« Il existe plusieurs types d’approches face à un événement indésirable (EI), explique le Dr Frédéric Sintzel, médecin psychiatre au centre hospitalier Alpes-Isère (CHAI). Dans notre établissement, lorsqu’un tel événement survient, il est signalé à une cellule d’évaluation qui se réunit une fois par semaine et se charge de déterminer s’il est grave ou pas. Il y a plusieurs approches face à un EI : une revue de morbidité et de mortalité (RMM) peut être effectuée, ou un comité de retour d’expérience (CREX). »
Initialement développé en aviation civile, le CREX permet d’analyser les événements indésirables a posteriori, afin d’essayer de comprendre ce qui s’est passé avec les équipes et de prendre des mesures afin que cela ne se reproduise plus. « Il est important d’y inclure des temps de discussion, estime Corinne Giraud, infirmière au CHAI, qui a connu plusieurs fois des situations difficiles avec des patients. Même avec beaucoup d’expérience professionnelle. Nous ne sommes pas à l’abri de l’erreur et il faut pouvoir en parler. » Roland Chvetzoff, directeur de cabinet Latitude santé et consultant pour le CHAI, souligne qu’« il existe des situations où des décisions doivent être prises alors qu’on se trouve dans une impasse et qu’aucune solution n’est prévue : suicide d’un patient, agression d’un soignant ou d’un patient, fugue, etc. C’est difficile, car il faut savoir comment garantir la liberté d’aller et venir des patients tout en garantissant leur sécurité ». Il n’existe aucune réponse toute faite à ces questions et « la recherche vaine de cet équilibre est souvent à l’origine d’un profond sentiment d’échec chez les professionnels de la santé », constate-t-il.
Cohésion des équipes indispensable
En 2014, 1045 EI ont été signalés au CHAI, dont 800 pouvant être considérés comme graves. « Quand on déclare un événement indésirable, on ressent souvent de la culpabilité, témoigne Patrick Gérault, aide-soignant au service des troubles envahissants du développement (TED) du CHAI. En psychiatrie, nous sommes souvent confrontés à des situations violentes. On reçoit des personnes en état de crise qui sont souvent hospitalisées sans leur consentement. S’ils ne suivent pas les règles, c’est difficile à gérer pour nous. » Il pointe notamment « le manque de structures d’accueil » et « la baisse des durées d’hospitalisation », qui compliquent le travail des personnels soignants. « Si un médecin n’est pas présent quand il faut prendre une décision, c’est l’équipe infirmière qui doit gérer. En cas d’erreur, on se sent responsable en tant qu’aide-soignant, car on était présent au moment où elle a été commise. On veut tellement bien faire qu’on ressent parfois de la culpabilité, même quand il n’y a pas eu de faute... »

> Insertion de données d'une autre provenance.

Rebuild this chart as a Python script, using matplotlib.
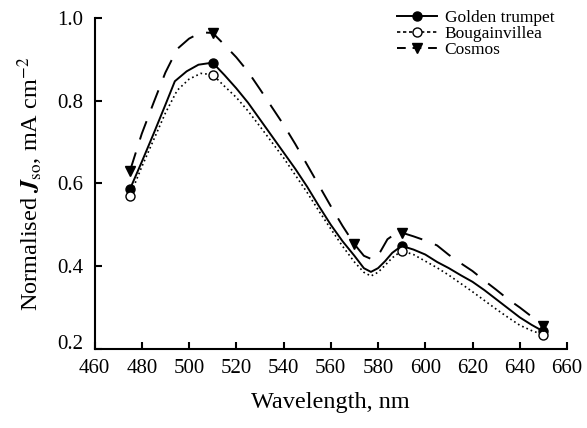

Roland Chvetzoff note que « souvent, plus un événement est grave, moins il est déclaré. Le soignant se sent toujours seul face à ce type de situation ». Pour lui, « répondre à ces événements par des fiches de déclaration ne suffit pas. Il faut mettre en récit l’histoire des soignants en amont, pour sortir du cercle vicieux de leur frustration et de leur colère et continuer à avancer ». En amont, la cohésion de l’équipe est indispensable et nécessite des échanges pluriprofessionnels quotidiens pour éviter les situations indésirables. « L’alliance thérapeutique nécessite du respect et de la confiance entre les soignants et les soignés, entre les équipes, mais aussi entre les soignants et leur institution », conclut Elsa Gauvin, cadre de santé au CHAI.